Deixa ir...

Vivo com os meus avós desde que me lembro. Antes também com os meus pais, agora somente com eles. A casa é pequena. Dois quartos, casa de banho e cozinha. E o cão-gato, dono da casa toda.
A minha mãe fica sempre surpreendida que os meus avós me dão tanta liberdade. Volto para casa tarde, vou às festas com os meus amigos, vivo uma vida de universitária como o resto dos meus colegas que vivem sozinhos. Mas eu com um almoço quente e coada sempre feita. Uma vida de luxo, posso dizer.
Voltando à minha mãe, ela não teve uma vida tão fácil com eles. Voltava para casa às dez e nada podia mudar isto, só uma mudança, um salto para a vida adulta.
O que mudou? Amadureceram.
Antes viviam em tempos revoltos, quando era proibido ouvir a rádio. Enquanto a sua filha mais velha lutava por poder estudar direito na universidade e depois fazer os exames para procuradora, a mais nova (a minha mãe) fugiu do país para Espanha com o seu namorado, agora o meu pai. Podiam dizer qualquer coisa? Não detiveram a sua filha e depois durante mais de vinte anos viam como, com o seu marido, mudavam de países à procura de dinheiro e do bem-estar. De uma vida digna.
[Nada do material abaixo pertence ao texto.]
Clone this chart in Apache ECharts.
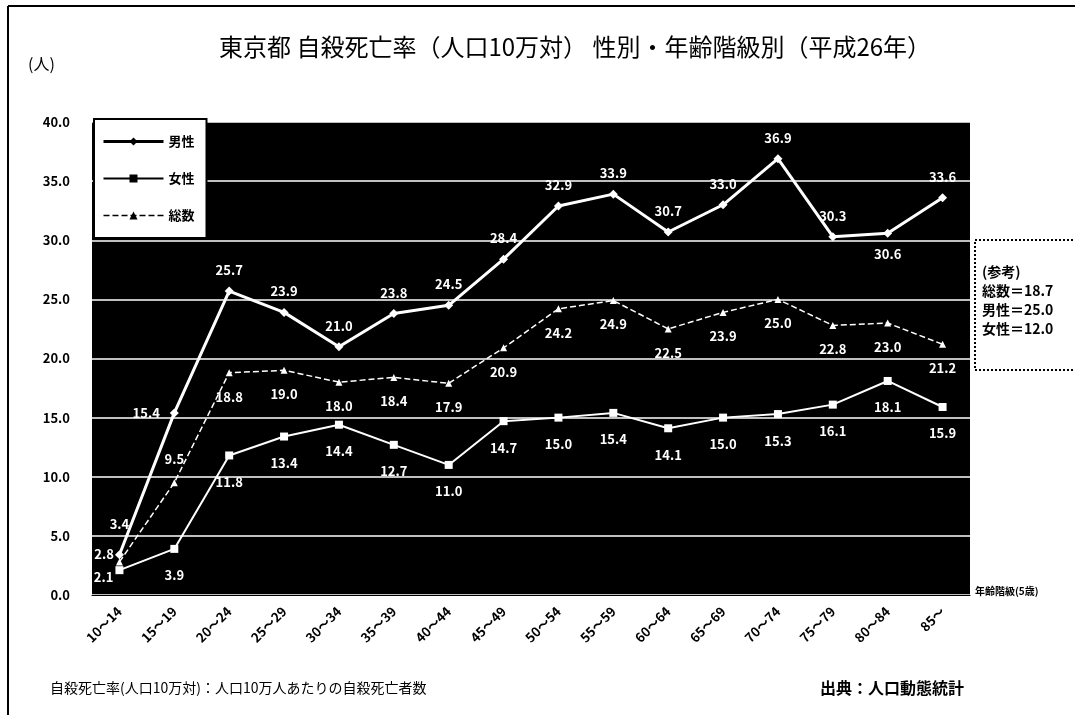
<!DOCTYPE html>
<html lang="ja">
  <head>
    <meta charset="UTF-8" />
    <title>東京都 自殺死亡率</title>
    <style>
      html, body { margin: 0; padding: 0; background: #fff; }
      #main { width: 1075px; height: 715px; }
    </style>
  </head>
  <body>
    <script src="https://cdn.jsdelivr.net/npm/echarts@6/dist/echarts.min.js"></script>
    <div id="main"></div>
    <script>
      const ageGroups = ['10～14', '15～19', '20～24', '25～29', '30～34', '35～39', '40～44', '45～49',
        '50～54', '55～59', '60～64', '65～69', '70～74', '75～79', '80～84', '85～']
      const male = [3.4, 15.4, 25.7, 23.9, 21.0, 23.8, 24.5, 28.4, 32.9, 33.9, 30.7, 33.0, 36.9, 30.3, 30.6, 33.6]
      const female = [2.1, 3.9, 11.8, 13.4, 14.4, 12.7, 11.0, 14.7, 15.0, 15.4, 14.1, 15.0, 15.3, 16.1, 18.1, 15.9]
      const total = [2.8, 9.5, 18.8, 19.0, 18.0, 18.4, 17.9, 20.9, 24.2, 24.9, 22.5, 23.9, 25.0, 22.8, 23.0, 21.2]
      const refLines = ['(参考)', '総数＝18.7', '男性＝25.0', '女性＝12.0']

      const font = '"Noto Sans CJK JP", "Noto Sans", sans-serif'
      const chart = echarts.init(document.getElementById('main'))

      const labelStyle = {
        show: true,
        color: '#fff',
        fontSize: 13,
        fontWeight: 'bold',
        fontFamily: font,
        formatter: ({ value }) => value.toFixed(1)
      }

      // a few labels are moved off their default side
      const withLabel = (values, moved) =>
        values.map((v, i) => (moved[i] ? { value: v, label: moved[i] } : v))

      chart.setOption({
        animation: false,
        backgroundColor: '#fff',
        textStyle: { fontFamily: font },
        title: {
          text: '東京都 自殺死亡率（人口10万対） 性別・年齢階級別（平成26年）',
          left: 214,
          top: 30,
          textStyle: { fontSize: 24, fontWeight: 'normal', color: '#000', fontFamily: font }
        },
        legend: {
          orient: 'vertical',
          left: 94,
          top: 119,
          padding: [16, 12, 16, 8],
          itemGap: 24,
          itemWidth: 60,
          itemHeight: 10,
          backgroundColor: '#fff',
          borderColor: '#000',
          borderWidth: 2,
          textStyle: { color: '#000', fontSize: 13, fontWeight: 'bold', fontFamily: font },
          data: [
            { name: '男性', itemStyle: { color: '#000' }, lineStyle: { color: '#000', width: 3 } },
            { name: '女性', itemStyle: { color: '#000' }, lineStyle: { color: '#000', width: 2 } },
            { name: '総数', itemStyle: { color: '#000' }, lineStyle: { color: '#000', width: 1.5, type: 'dashed' } }
          ]
        },
        grid: { left: 92, right: 105, top: 122, bottom: 120, backgroundColor: '#000', show: true, borderWidth: 0 },
        xAxis: {
          type: 'category',
          data: ageGroups,
          boundaryGap: true,
          axisLine: { lineStyle: { color: '#000' } },
          axisTick: { show: false },
          axisLabel: { rotate: 45, color: '#000', fontSize: 13, fontWeight: 'bold', margin: 14, fontFamily: font }
        },
        yAxis: {
          type: 'value',
          min: 0,
          max: 40,
          interval: 5,
          axisLine: { show: false },
          axisTick: { show: false },
          axisLabel: {
            color: '#000',
            fontSize: 13,
            fontWeight: 'bold',
            margin: 22,
            fontFamily: font,
            formatter: v => v.toFixed(1)
          },
          splitLine: { lineStyle: { color: '#fff', width: 1.5 } }
        },
        series: [
          {
            name: '男性',
            type: 'line',
            data: withLabel(male, {
              0: { position: 'top', distance: 20 },
              1: { position: 'left' },
              14: { position: 'bottom' }
            }),
            symbol: 'diamond',
            symbolSize: 9,
            itemStyle: { color: '#fff' },
            lineStyle: { color: '#fff', width: 3 },
            label: { ...labelStyle, position: 'top', distance: 10 },
            z: 4
          },
          {
            name: '女性',
            type: 'line',
            data: withLabel(female, { 0: { position: 'left', distance: 2, offset: [0, 7] } }),
            symbol: 'rect',
            symbolSize: 8,
            itemStyle: { color: '#fff' },
            lineStyle: { color: '#fff', width: 2 },
            label: { ...labelStyle, position: 'bottom', distance: 16 },
            z: 3
          },
          {
            name: '総数',
            type: 'line',
            data: withLabel(total, {
              0: { position: 'left', distance: 2, offset: [0, -8] },
              1: { position: 'top' }
            }),
            symbol: 'triangle',
            symbolSize: 7,
            itemStyle: { color: '#fff' },
            lineStyle: { color: '#fff', width: 1.5, type: 'dashed' },
            label: { ...labelStyle, position: 'bottom', distance: 14 },
            z: 2
          }
        ],
        graphic: [
          { type: 'line', shape: { x1: 8, y1: 6, x2: 1075, y2: 6 }, style: { stroke: '#000', lineWidth: 2 } },
          { type: 'line', shape: { x1: 8, y1: 6, x2: 8, y2: 715 }, style: { stroke: '#000', lineWidth: 2 } },
          {
            type: 'text', left: 28, top: 56,
            style: { text: '(人)', fill: '#000', font: '16px ' + font }
          },
          {
            type: 'rect', shape: { x: 975, y: 240, width: 110, height: 130 },
            style: { fill: '#fff', stroke: '#000', lineWidth: 2, lineDash: [2, 2] }
          },
          {
            type: 'text', x: 982, y: 262,
            style: { text: refLines.join('\n'), fill: '#000', font: 'bold 14px ' + font, lineHeight: 19 }
          },
          {
            type: 'text', x: 975, y: 586,
            style: { text: '年齢階級(5歳)', fill: '#000', font: 'bold 10px ' + font }
          },
          {
            type: 'text', x: 50, y: 681,
            style: { text: '自殺死亡率(人口10万対)：人口10万人あたりの自殺死亡者数', fill: '#000', font: '14px ' + font }
          },
          {
            type: 'text', x: 820, y: 680,
            style: { text: '出典：人口動態統計', fill: '#000', font: 'bold 16px ' + font }
          }
        ]
      })
    </script>
  </body>
</html>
Durante estos anos aprenderam que se uma pessoa quer fazer alguma coisa, vai fazê-la apesar do que pensa a família. “Deixa ir”, diz a minha avó sempre que tenho algum problema com os meus amigos ou com o namorado. Os que te amam voltam sempre. Os que não... a perda não deve ser muito dolorosa.
Hoje olho para eles. O meu avô na mesa, a fazer palavras cruzadas, maldiz quando não se lembra de alguma resposta. A minha avó na cozinha a preparar o almoço. “A comida está quase pronta! Marian, toma os medicamentos.” E ele vai ao armário e tira uma caixa cheia de comprimidos. Também uma seringa com insulina. Ela sai da cozinha com um copo de água e faz a injeção. Há sempre um beijinho depois do tratamento.
Olho para eles e sei que dentro de um tempo terei de deixá-los ir. Terei de amadurecer como eles antes. Mas acho que ainda não estou pronta. Nunca vou estar. É a única exceção que confirma a regra. Eles não vão voltar, mas não porque não nos amam. Vão voltar para os seus pais que abandonaram há muito tempo. O mesmo vão fazer depois a minha mãe e o meu pai. E finalmente eu.